One thing people must understand is that while these guys are a Scottish good time gal soundtrack for football (meaning soccer) games playing in the background while everyone gets knackered (meaning drunk) and a wee (meaning small) bit sad (meaning sadness), in America they’re the soundtrack to a prom night afterparty that never, ever ends. Prom night is very important to people, even people who hated the whole idea of proms, or went to alternative proms, or never went to the prom.
There’s an emotional attachment to the whole concept, except maybe in all-boy Catholic schools, but priest-bait training grounds probably have their own soundtracks and “edgy” literature provided by G. K. Chesterton. For the rest of the normals, proms are a kind of last hurrah, perhaps one of the last surviving transitional ritual spaces left in American culture, where boys become men and girls become women, even though it’s still just children dancing in the dark to whatever is floating in the musical atmosphere at the time.
Mogwai continue their journey from soundtracking the saddest alterna-prom you’ve ever heard to a shiny, post-punk 21st century shindig fumbling in a futuristic hayloft after the main event. In human terms, this means if you enjoyed Mr. Beast then you will enjoy The Hawk Is Howling; if you pine for the days of Young Team and CODY, you will not enjoy another step away from the low-key rumblings and whispered Scottishness of the sort that would entertain a slight, wry girl in a hooded sweatshirt who knew all the best bands three months before anyone else. There are more than a few nods to pop territory here, including the single “The Sun Smells Too Loud” and that girl grew up and had a few kids and a backyard, no longer knowing who the best new bands are but still three steps ahead of all the other moms in town.
Actually, “The Sun Smells Too Loud” – in addition to being a silly name on an album with a silly name and surrounded by other silly names that evoke silliness – is kind of weak for a single; in growing up, the girl-made-cool-mom doesn’t really have time for super-long builds anymore. The more obviously Mogwai-esque “Scotland’s Shame” would have been a much better choice, if keeping the old school happy was the goal. Hell, there’s plenty here to keep everyone happy as they shuffle back and forth in the dark, heads resting on chests, hands tracing the pattern of the ruffled straps of dresses. I suspect “Kings Meadow” was written solely for that purpose, or “Danphe and the Brain” or “Local Authority” or “Thank You Space Expert” – there’s an awful lot of awkward tenderness going on.
Opener “I’m Jim Morrison, I’m Dead” is a piano-led buildup culiminating in the usual terrific bombast, while “Batcat” follows as the token barnburner, though perhaps not as shockingly cocksure as Mr.
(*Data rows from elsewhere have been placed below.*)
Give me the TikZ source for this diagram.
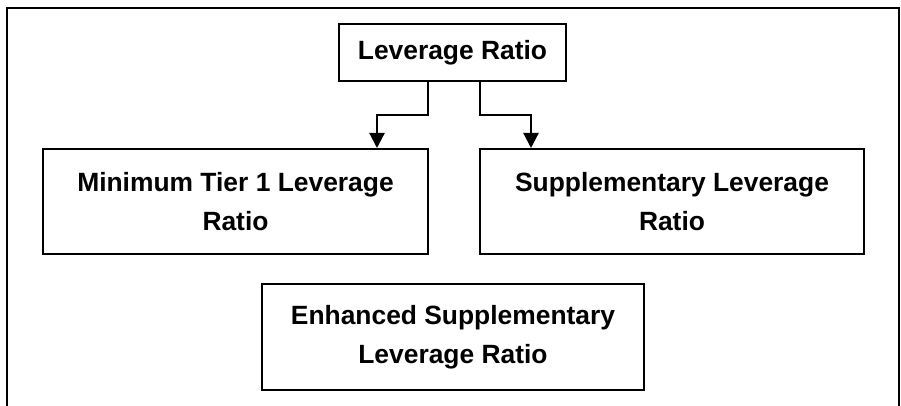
\documentclass[tikz,border=0pt]{standalone}
\usepackage{fontspec}
\setmainfont{Liberation Sans}
\usetikzlibrary{arrows.meta}
\begin{document}
\begin{tikzpicture}[x=1pt,y=-1pt,
  boxnode/.style={draw,line width=2pt,rectangle,inner sep=0pt,align=center,
    font=\fontsize{26.4}{39}\selectfont\bfseries},
  conn/.style={line width=2.2pt,-{Triangle[length=15pt,width=15pt]}},
  frame/.style={line width=2.4pt}]
\useasboundingbox (0,0) rectangle (901,406);
\draw[frame] (7,410) -- (7,8) -- (899,8) -- (899,410);
\node[boxnode,minimum width=227pt,minimum height=57pt] (top) at (452.5,52.5) {Leverage Ratio};
\node[boxnode,minimum width=385pt,minimum height=105pt] (left) at (235.5,201.5) {Minimum Tier 1 Leverage\\Ratio};
\node[boxnode,minimum width=384pt,minimum height=105pt] (right) at (672,201.5) {Supplementary Leverage\\Ratio};
\node[boxnode,minimum width=382pt,minimum height=106pt] (bottom) at (453,337) {Enhanced Supplementary\\Leverage Ratio};
\draw[conn] ([xshift=-24.5pt]top.south) -- ++(0,33) -| ([xshift=141.5pt]left.north);
\draw[conn] ([xshift=27.5pt]top.south) -- ++(0,33) -| ([xshift=-141pt]right.north);
\end{tikzpicture}
\end{document}
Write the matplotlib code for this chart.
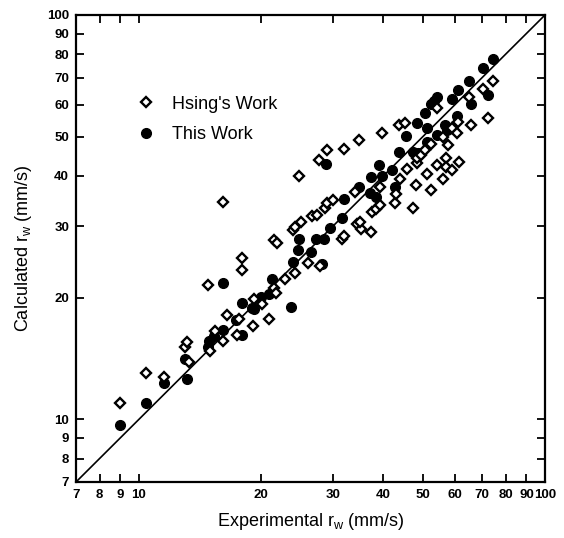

Beast‘s “Glasgow Mega-Snake”. I still find myself drawn back to both “Scotland’s Shame” and album closer “The Precipice” as the most striking and perhaps old-fashioned tracks on the album. The former’s organ-driven slow riff to nowhere grabs my ears by the balls, even if I’ve been to nowhere a hundred times.
I like old Mogwai and I like new Mogwai, but I mostly like realizing that the prom that exists in my head is my problem, and not theirs. There’s more than a few reviewers who didn’t get this memo, but it’s not their fault either. Accidentally imprinting yourself with songs from Young Team or CODY a decade ago is something a lot of us have done. I presume it’s why most of us listen to music obsessively, and why trying to recapture that feeling is often so terribly painful.
End Note: Matador Record’s online distribution system is decent and mostly very fast, but could use some improvements. Their downloader utility is absolutely useless on my system, and having to download tracks by hand kind of sucks it. But still, the album was eight dollars and DRM free, so I can live with clicking a dozen times.